What struck me most, though, were the mainland Chinese friends who told me, quietly, that they regarded state media as propaganda, and that they went on online forums to find out the truth, or that many people rejected the official narrative of Liu Xiaobo as a troublemaker and regarded him as a hero. Mainland Chinese people, I’ve learned, want the same freedoms those in democracies enjoy, they hate being condescended to and treated like perpetual children by their own government, and they’re nothing like the happy drones the CCP’s cheerleaders make them out to be.

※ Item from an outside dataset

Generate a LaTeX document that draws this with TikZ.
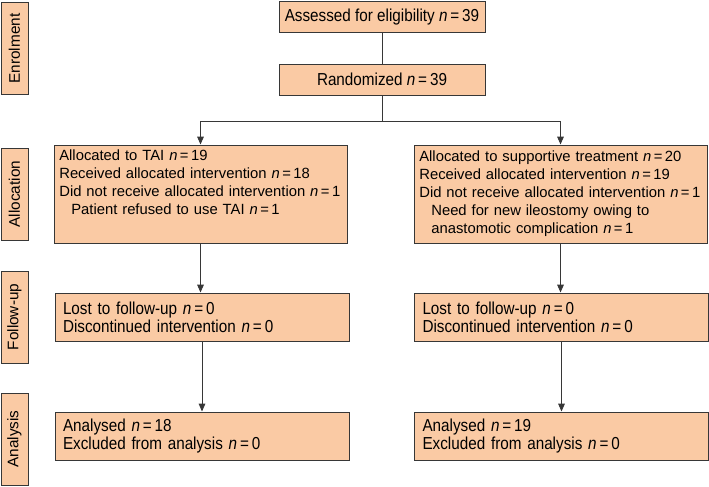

Given the choice, they’d vote to make the mainland more like Hong Kong, instead of the other way round.

Where should my loyalty lie as an ethnic Chinese?

Certainly not with the authoritarian and incompetent CCP, the useful idiots amongst the Chinese diaspora who blindly follow it, and their superficial idea of racial solidarity. The notion that you should support the Party if you love China is as absurd as the notion that you should support the despotic Malaysian government if you love Malaysia, or that you should support clown-president Donald Trump if you love America.

Rather, my loyalty lies with the Chinese people themselves. I want Taiwanese people to remain free. I want Hong Kong people to keep their special liberties, the very thing that makes their city, a city I’ve come to regard as my home (or, at least, one of my homes), so incredibly special. And I want my mainland Chinese friends to one day know these things too, to not have to read propaganda instead of news, to not have to lower their voice when they want to criticize their government. It is for their sakes that people of conscience should oppose the regime that has hijacked their civilization and purports to rule over them.